片岡 「はい。同人誌のほうでは、リフト値が高くて、接触率が高いものに黒矢印を入れています。作品それぞれのグラフを見比べていくと面白いんですが、“常に近い場所にいる作品”と“付いたり離れたりする作品”があるのが分かります。前者は同じグループに入り、後者はサブというか、ついでに見るような作品になります。

 まずはお互いが右上にプロットされているのを探す。メイングループを見つけて、サブとしてそういう作品も入るよね……と、メインとサブの優劣を付けたら傾向が分かりやすくなりました。具体的に言うと、“武術魔法系”“萌え系”“ダークファンタジー系”などですね。このグルーピング作業ははやっていて面白かったです」

リフト値とは?

 “リフト値”とは簡単に言えば、作品の親和性を示す指標だ。作品Aと作品Bの親和性が高いか低いかを見てみよう。

 まず特定の「作品A」を最後まで観た人の集合と、(作品を問わず)大人アニメのいずれかを最後まで観た人の集合を作る。前者は作品Aのファン。後者は大人アニメのファンで、15万台稼働しているレグザのうち、大人アニメを好きな人がどのぐらいいるかの目安になる。「最後まで観た」の定義は「最終4話のうち3話は観た」だ。

 次に接触率に注目する。作品Aのファンに絞った場合、「作品B」の接触率がどのぐらいになるかを算出する。同時に深夜アニメファン全体に絞った場合の「作品B」の接触率も算出して、その差を比べる。

 つまり【リフト値】=【作品Aのファン集合における作品Bの接触率】÷【大人アニメファンの全体集合における作品Bの接触率】だ。

 このリフト値が1よりも大きければ「親和性が高い」作品、1よりも小さければ「親和性が低い」作品となる。

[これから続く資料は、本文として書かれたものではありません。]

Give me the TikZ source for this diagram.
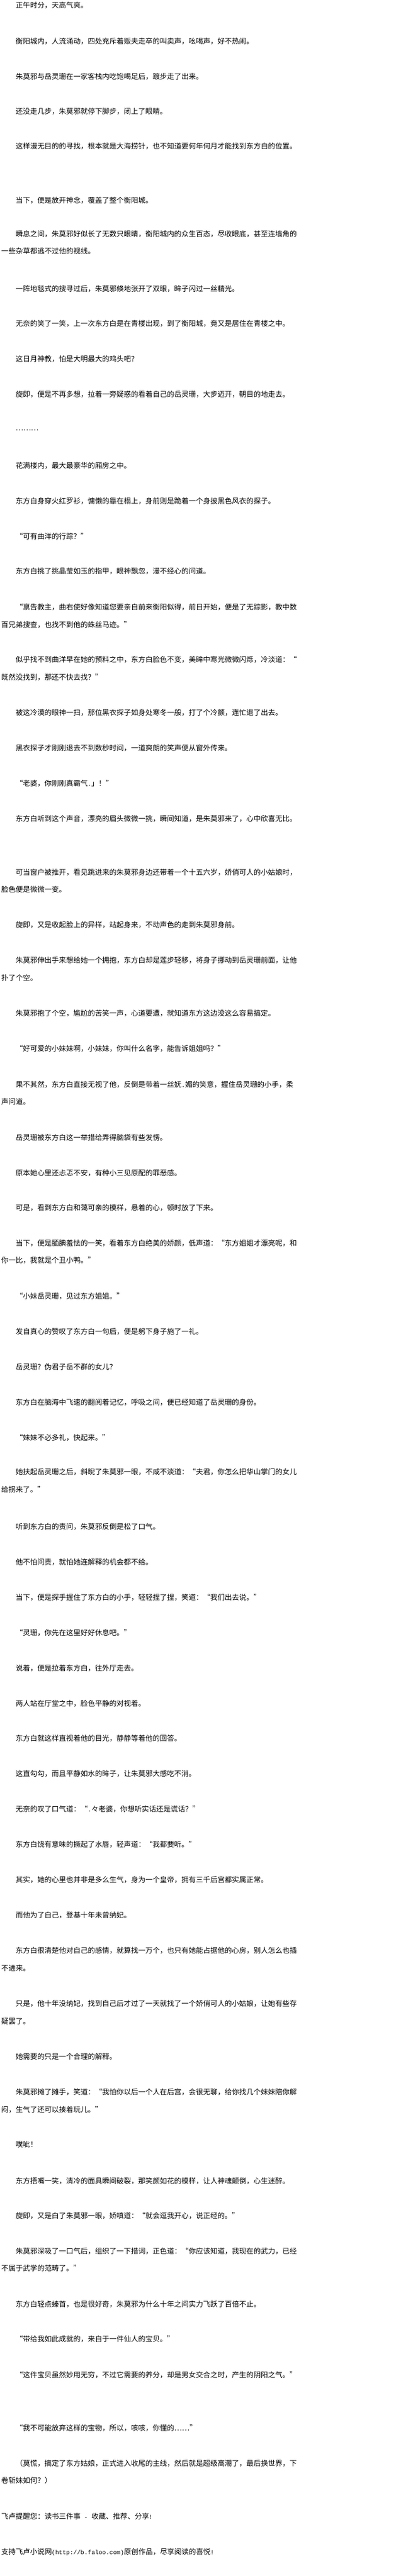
\documentclass[tikz,border=0pt]{standalone}
\usepackage{fontspec}
\newfontfamily\cjk{Noto Sans CJK SC}
\newfontfamily\cjkq{Noto Sans CJK SC}[RawFeature=+fwid]
\newfontfamily\latmono{Liberation Mono}
\newcommand\qo{{\cjkq “}}
\newcommand\qc{{\cjkq ”}}
\newcommand\elp{{\cjkq …}}
\newcommand\asc[1]{{\latmono\fontsize{10.2pt}{12pt}\selectfont #1}}
\tikzset{para/.style={anchor=base west, inner sep=0pt, text=black, font=\cjk\fontsize{12.22pt}{14pt}\selectfont}}
\begin{document}
\begin{tikzpicture}[x=1pt,y=-1pt]
\fill[white] (0,0) rectangle (700,4370);
\useasboundingbox (0,0) rectangle (700,4370);
\begin{scope}[yshift=-4.6pt]
\node[para] (l1) at (26.4,9) {正午时分，天高气爽。};
\node[para] (l2) at (26.4,70) {衡阳城内，人流涌动，四处充斥着贩夫走卒的叫卖声，吆喝声，好不热闹。};
\node[para] (l3) at (26.4,130) {朱莫邪与岳灵珊在一家客栈内吃饱喝足后，踱步走了出来。};
\node[para] (l4) at (26.4,189) {还没走几步，朱莫邪就停下脚步，闭上了眼睛。};
\node[para] (l5) at (26.4,248) {这样漫无目的的寻找，根本就是大海捞针，也不知道要何年何月才能找到东方白的位置。};
\node[para] (l6) at (26.4,340) {当下，便是放开神念，覆盖了整个衡阳城。};
\node[para] (l7) at (26.4,397) {瞬息之间，朱莫邪好似长了无数只眼睛，衡阳城内的众生百态，尽收眼底，甚至连墙角的};
\node[para] (l8) at (2,426) {一些杂草都逃不过他的视线。};
\node[para] (l9) at (26.4,490) {一阵地毯式的搜寻过后，朱莫邪倏地张开了双眼，眸子闪过一丝精光。};
\node[para] (l10) at (26.4,549) {无奈的笑了一笑，上一次东方白是在青楼出现，到了衡阳城，竟又是居住在青楼之中。};
\node[para] (l11) at (26.4,609) {这日月神教，怕是大明最大的鸡头吧？};
\node[para] (l12) at (26.4,669) {旋即，便是不再多想，拉着一旁疑惑的看着自己的岳灵珊，大步迈开，朝目的地走去。};
\node[para] (l13) at (26.4,726) {\elp\elp\elp};
\node[para] (l14) at (26.4,790) {花满楼内，最大最豪华的厢房之中。};
\node[para] (l15) at (26.4,850) {东方白身穿火红罗衫，慵懒的靠在榻上，身前则是跪着一个身披黑色风衣的探子。};
\node[para] (l16) at (26.4,910) {\qo 可有曲洋的行踪？\qc};
\node[para] (l17) at (26.4,969) {东方白挑了挑晶莹如玉的指甲，眼神飘忽，漫不经心的问道。};
\node[para] (l18) at (26.4,1030) {\qo 禀告教主，曲右使好像知道您要亲自前来衡阳似得，前日开始，便是了无踪影，教中数};
\node[para] (l19) at (2,1060) {百兄弟搜查，也找不到他的蛛丝马迹。\qc};
\node[para] (l20) at (26.4,1119) {似乎找不到曲洋早在她的预料之中，东方白脸色不变，美眸中寒光微微闪烁，冷淡道：\qo};
\node[para] (l21) at (2,1149) {既然没找到，那还不快去找？\qc};
\node[para] (l22) at (26.4,1209) {被这冷漠的眼神一扫，那位黑衣探子如身处寒冬一般，打了个冷颤，连忙退了出去。};
\node[para] (l23) at (26.4,1269) {黑衣探子才刚刚退去不到数秒时间，一道爽朗的笑声便从窗外传来。};
\node[para] (l24) at (26.4,1329) {\qo 老婆，你刚刚真霸气\asc{.}」！\qc};
\node[para] (l25) at (26.4,1389) {东方白听到这个声音，漂亮的眉头微微一挑，瞬间知道，是朱莫邪来了，心中欣喜无比。};
\node[para] (l26) at (26.4,1480) {可当窗户被推开，看见跳进来的朱莫邪身边还带着一个十五六岁，娇俏可人的小姑娘时，};
\node[para] (l27) at (2,1509) {脸色便是微微一变。};
\node[para] (l28) at (26.4,1569) {旋即，又是收起脸上的异样，站起身来，不动声色的走到朱莫邪身前。};
\node[para] (l29) at (26.4,1629) {朱莫邪伸出手来想给她一个拥抱，东方白却是莲步轻移，将身子挪动到岳灵珊前面，让他};
\node[para] (l30) at (2,1659) {扑了个空。};
\node[para] (l31) at (26.4,1719) {朱莫邪抱了个空，尴尬的苦笑一声，心道要遭，就知道东方这边没这么容易搞定。};
\node[para] (l32) at (26.4,1779) {\qo 好可爱的小妹妹啊，小妹妹，你叫什么名字，能告诉姐姐吗？\qc};
\node[para] (l33) at (26.4,1840) {果不其然，东方白直接无视了他，反倒是带着一丝妩\asc{.}媚的笑意，握住岳灵珊的小手，柔};
\node[para] (l34) at (2,1869) {声问道。};
\node[para] (l35) at (26.4,1930) {岳灵珊被东方白这一举措给弄得脑袋有些发愣。};
\node[para] (l36) at (26.4,1990) {原本她心里还忐忑不安，有种小三见原配的罪恶感。};
\node[para] (l37) at (26.4,2049) {可是，看到东方白和蔼可亲的模样，悬着的心，顿时放了下来。};
\node[para] (l38) at (26.4,2109) {当下，便是腼腆羞怯的一笑，看着东方白绝美的娇颜，低声道：\qo 东方姐姐才漂亮呢，和};
\node[para] (l39) at (2,2138) {你一比，我就是个丑小鸭。\qc};
\node[para] (l40) at (26.4,2199) {\qo 小妹岳灵珊，见过东方姐姐。\qc};
\node[para] (l41) at (26.4,2259) {发自真心的赞叹了东方白一句后，便是躬下身子施了一礼。};
\node[para] (l42) at (26.4,2319) {岳灵珊？伪君子岳不群的女儿？};
\node[para] (l43) at (26.4,2379) {东方白在脑海中飞速的翻阅着记忆，呼吸之间，便已经知道了岳灵珊的身份。};
\node[para] (l44) at (26.4,2439) {\qo 妹妹不必多礼，快起来。\qc};
\node[para] (l45) at (26.4,2497) {她扶起岳灵珊之后，斜睨了朱莫邪一眼，不咸不淡道：\qo 夫君，你怎么把华山掌门的女儿};
\node[para] (l46) at (2,2527) {给拐来了。\qc};
\node[para] (l47) at (26.4,2590) {听到东方白的责问，朱莫邪反倒是松了口气。};
\node[para] (l48) at (26.4,2650) {他不怕问责，就怕她连解释的机会都不给。};
\node[para] (l49) at (26.4,2710) {当下，便是探手握住了东方白的小手，轻轻捏了捏，笑道：\qo 我们出去说。\qc};
\node[para] (l50) at (26.4,2770) {\qo 灵珊，你先在这里好好休息吧。\qc};
\node[para] (l51) at (26.4,2830) {说着，便是拉着东方白，往外厅走去。};
\node[para] (l52) at (26.4,2890) {两人站在厅堂之中，脸色平静的对视着。};
\node[para] (l53) at (26.4,2949) {东方白就这样直视着他的目光，静静等着他的回答。};
\node[para] (l54) at (26.4,3009) {这直勾勾，而且平静如水的眸子，让朱莫邪大感吃不消。};
\node[para] (l55) at (26.4,3069) {无奈的叹了口气道：\qo\asc{.}々老婆，你想听实话还是谎话？\qc};
\node[para] (l56) at (26.4,3129) {东方白饶有意味的撅起了水唇，轻声道：\qo 我都要听。\qc};
\node[para] (l57) at (26.4,3189) {其实，她的心里也并非是多么生气，身为一个皇帝，拥有三千后宫都实属正常。};
\node[para] (l58) at (26.4,3249) {而他为了自己，登基十年未曾纳妃。};
\node[para] (l59) at (26.4,3309) {东方白很清楚他对自己的感情，就算找一万个，也只有她能占据他的心房，别人怎么也插};
\node[para] (l60) at (2,3339) {不进来。};
\node[para] (l61) at (26.4,3399) {只是，他十年没纳妃，找到自己后才过了一天就找了一个娇俏可人的小姑娘，让她有些存};
\node[para] (l62) at (2,3429) {疑罢了。};
\node[para] (l63) at (26.4,3489) {她需要的只是一个合理的解释。};
\node[para] (l64) at (26.4,3549) {朱莫邪摊了摊手，笑道：\qo 我怕你以后一个人在后宫，会很无聊，给你找几个妹妹陪你解};
\node[para] (l65) at (2,3579) {闷，生气了还可以揍着玩儿。\qc};
\node[para] (l66) at (26.4,3638) {噗呲！};
\node[para] (l67) at (26.4,3700) {东方捂嘴一笑，清冷的面具瞬间破裂，那笑颜如花的模样，让人神魂颠倒，心生迷醉。};
\node[para] (l68) at (26.4,3759) {旋即，又是白了朱莫邪一眼，娇嗔道：\qo 就会逗我开心，说正经的。\qc};
\node[para] (l69) at (26.4,3819) {朱莫邪深吸了一口气后，组织了一下措词，正色道：\qo 你应该知道，我现在的武力，已经};
\node[para] (l70) at (2,3848) {不属于武学的范畴了。\qc};
\node[para] (l71) at (26.4,3909) {东方白轻点螓首，也是很好奇，朱莫邪为什么十年之间实力飞跃了百倍不止。};
\node[para] (l72) at (26.4,3968) {\qo 带给我如此成就的，来自于一件仙人的宝贝。\qc};
\node[para] (l73) at (26.4,4029) {\qo 这件宝贝虽然妙用无穷，不过它需要的养分，却是男女交合之时，产生的阴阳之气。\qc};
\node[para] (l74) at (26.4,4119) {\qo 我不可能放弃这样的宝物，所以，咳咳，你懂的\elp\elp\qc};
\node[para] (l75) at (26.4,4179) {（莫慌，搞定了东方姑娘，正式进入收尾的主线，然后就是超级高潮了，最后换世界，下};
\node[para] (l76) at (2,4208) {卷斩妹如何？）};
\node[para] (l77) at (2,4269) {飞卢提醒您：读书三件事\asc{ - }收藏、推荐、分享\asc{!}};
\node[para] (l78) at (2,4329) {支持飞卢小说网\asc{(http://b.faloo.com)}原创作品，尽享阅读的喜悦\asc{!}};
\end{scope}
\end{tikzpicture}
\end{document}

 たとえば、三月のライオンを最後まで見た人の集合に限定して『昭和元禄落語心中』の接触率を調べると、大人アニメファン全体の集合よりも1.65倍数値が大きいことが分かった。この「〇〇倍大きい」がリフト値になる。

 お分かりいただけただろうか?

 三月のライオンを最後まで見た人に絞って、昭和元禄落語心中の接触率を調べてみると22%ほどだった。一方、機動戦士ガンダム 鉄血のオルフェンズや青の祓魔師は、25~30%を超していた。一見するとオルフェンズ/青の祓魔師のほうが親和性が高そうに見えるが、そうではない。

 三月のライオンを基準としたオルフェンズ/青の祓魔師のリフト値はともに1.0前後だった。つまりこの2作品は、三月のライオンのファンだけでなく、大人アニメファンならとりあえず押さえていた作品だったということだ。